A reason to use such an structure (resolve each call grouping methods per origin package instead of treating each method differently) is that methods coming from the same package usually need similar adjustments (for example, order of columns).

Finally, the correspoding wrapper will:

Make some basic checks (dataset is a data.frame, class_attr exists in the dataset as a column).
Create a preprocessingTask with the dataset, the type of the preprocessing, the method to use, the classAttr (note the CamelCase style), and further arguments for the method that will be stored as a variable args inside the task.
Call the preprocess function
Output the result

As an example, the instance_selection wrapper:

instance_selection <- function(dataset, method, class_attr = "Class", ...){
  classAttr <- class_attr
  checkDataset(dataset)
  checkDatasetClass(dataset, classAttr)

  method <- matchArg(method, instSelectionMethods)

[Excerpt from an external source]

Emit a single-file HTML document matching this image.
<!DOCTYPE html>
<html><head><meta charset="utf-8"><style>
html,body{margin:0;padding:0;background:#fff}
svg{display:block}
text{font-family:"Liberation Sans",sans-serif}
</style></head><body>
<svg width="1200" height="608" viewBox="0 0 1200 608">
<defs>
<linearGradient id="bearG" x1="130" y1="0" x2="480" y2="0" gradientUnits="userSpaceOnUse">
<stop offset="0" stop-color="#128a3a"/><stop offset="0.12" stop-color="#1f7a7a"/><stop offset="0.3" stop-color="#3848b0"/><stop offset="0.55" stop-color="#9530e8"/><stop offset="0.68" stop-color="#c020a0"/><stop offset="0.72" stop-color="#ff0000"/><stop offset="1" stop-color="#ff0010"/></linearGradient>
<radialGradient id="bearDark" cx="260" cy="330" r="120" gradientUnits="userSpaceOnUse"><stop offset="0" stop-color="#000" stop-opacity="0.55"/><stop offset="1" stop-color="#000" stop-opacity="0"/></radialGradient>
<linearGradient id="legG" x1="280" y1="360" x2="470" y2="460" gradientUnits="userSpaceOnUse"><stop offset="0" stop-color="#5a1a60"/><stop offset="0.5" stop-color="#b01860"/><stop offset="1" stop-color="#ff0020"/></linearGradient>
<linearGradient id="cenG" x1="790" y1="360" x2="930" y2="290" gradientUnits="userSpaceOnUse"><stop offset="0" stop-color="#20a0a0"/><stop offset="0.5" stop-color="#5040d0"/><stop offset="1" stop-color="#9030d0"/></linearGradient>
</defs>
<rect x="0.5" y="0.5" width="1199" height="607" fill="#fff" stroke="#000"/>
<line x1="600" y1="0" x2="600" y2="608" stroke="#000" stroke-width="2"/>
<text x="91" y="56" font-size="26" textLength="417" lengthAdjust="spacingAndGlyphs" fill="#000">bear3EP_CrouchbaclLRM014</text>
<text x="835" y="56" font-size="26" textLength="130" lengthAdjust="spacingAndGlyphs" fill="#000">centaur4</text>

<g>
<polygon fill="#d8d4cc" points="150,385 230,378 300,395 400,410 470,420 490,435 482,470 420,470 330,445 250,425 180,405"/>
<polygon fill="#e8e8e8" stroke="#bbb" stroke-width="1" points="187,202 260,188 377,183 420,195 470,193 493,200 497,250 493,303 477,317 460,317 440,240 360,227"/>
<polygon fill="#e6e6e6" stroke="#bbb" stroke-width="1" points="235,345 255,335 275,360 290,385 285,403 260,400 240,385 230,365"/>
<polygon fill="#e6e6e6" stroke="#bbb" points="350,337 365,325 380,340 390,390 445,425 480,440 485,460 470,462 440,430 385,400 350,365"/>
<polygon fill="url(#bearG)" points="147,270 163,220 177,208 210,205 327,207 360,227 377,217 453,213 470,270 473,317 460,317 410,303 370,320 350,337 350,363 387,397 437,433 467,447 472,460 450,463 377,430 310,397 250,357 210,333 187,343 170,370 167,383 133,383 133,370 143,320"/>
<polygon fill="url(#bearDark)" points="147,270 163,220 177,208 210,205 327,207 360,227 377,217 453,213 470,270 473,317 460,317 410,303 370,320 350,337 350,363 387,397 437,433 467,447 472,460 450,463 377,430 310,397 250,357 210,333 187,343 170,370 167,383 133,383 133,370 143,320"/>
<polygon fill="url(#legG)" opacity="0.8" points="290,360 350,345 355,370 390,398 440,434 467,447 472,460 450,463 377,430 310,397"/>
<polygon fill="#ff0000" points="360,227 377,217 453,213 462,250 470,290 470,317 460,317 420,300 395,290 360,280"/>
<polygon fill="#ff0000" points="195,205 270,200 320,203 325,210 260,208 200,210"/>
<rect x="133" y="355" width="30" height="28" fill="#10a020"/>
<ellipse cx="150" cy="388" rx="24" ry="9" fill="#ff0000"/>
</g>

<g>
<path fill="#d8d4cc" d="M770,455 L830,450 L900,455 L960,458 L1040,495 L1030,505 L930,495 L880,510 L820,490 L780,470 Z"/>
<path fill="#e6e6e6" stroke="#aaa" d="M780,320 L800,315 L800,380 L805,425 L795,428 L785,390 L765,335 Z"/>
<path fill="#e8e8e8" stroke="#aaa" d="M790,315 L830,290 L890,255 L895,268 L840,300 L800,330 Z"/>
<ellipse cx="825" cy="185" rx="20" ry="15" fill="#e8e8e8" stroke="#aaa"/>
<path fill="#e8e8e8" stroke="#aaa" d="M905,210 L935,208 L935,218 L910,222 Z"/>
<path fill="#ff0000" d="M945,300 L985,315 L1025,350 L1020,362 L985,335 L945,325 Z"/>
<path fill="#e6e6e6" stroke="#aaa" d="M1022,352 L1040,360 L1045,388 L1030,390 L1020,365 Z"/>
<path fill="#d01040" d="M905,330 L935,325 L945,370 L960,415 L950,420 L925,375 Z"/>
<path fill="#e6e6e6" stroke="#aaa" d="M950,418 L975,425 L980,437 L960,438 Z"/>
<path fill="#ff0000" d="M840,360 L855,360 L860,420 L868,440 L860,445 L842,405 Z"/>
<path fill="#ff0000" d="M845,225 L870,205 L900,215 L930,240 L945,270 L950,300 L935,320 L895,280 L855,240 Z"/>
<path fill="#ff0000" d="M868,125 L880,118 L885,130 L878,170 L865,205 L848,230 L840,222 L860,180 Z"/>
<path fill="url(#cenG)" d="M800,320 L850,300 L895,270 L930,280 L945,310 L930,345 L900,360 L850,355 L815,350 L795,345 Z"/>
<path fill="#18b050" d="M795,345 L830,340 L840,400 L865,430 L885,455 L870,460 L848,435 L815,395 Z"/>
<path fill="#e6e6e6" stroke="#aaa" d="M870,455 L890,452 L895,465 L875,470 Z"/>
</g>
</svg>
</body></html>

  # Perform instance selection
  task <- preprocessingTask(dataset, "instanceSelection", method, classAttr, ...)
  dataset <- preprocess(task)

  dataset
}

`utils.R`

The file utils.R contains helpers to assist in the coding process. Most useful ones are:

checkDataset: given a variable returns whether its class is data.frame.
checkDatasetClass: checks whether a certain class variable is present in a data.frame
mapArguments: used inside doInstSelection.unbalanced for example, it matches a list of arguments (present in ... argument passed to the corresponding wrapper) against args.CNN or args.ENN, in the case of unbalanced package, maps its names to the original names the origin package needs and substitutes default arguments.
mapMethod: given a packages list and a name of method, returns the function to evaluate (that is, returns pkg::method function, that can be evaluated with do.call and a list of arguments).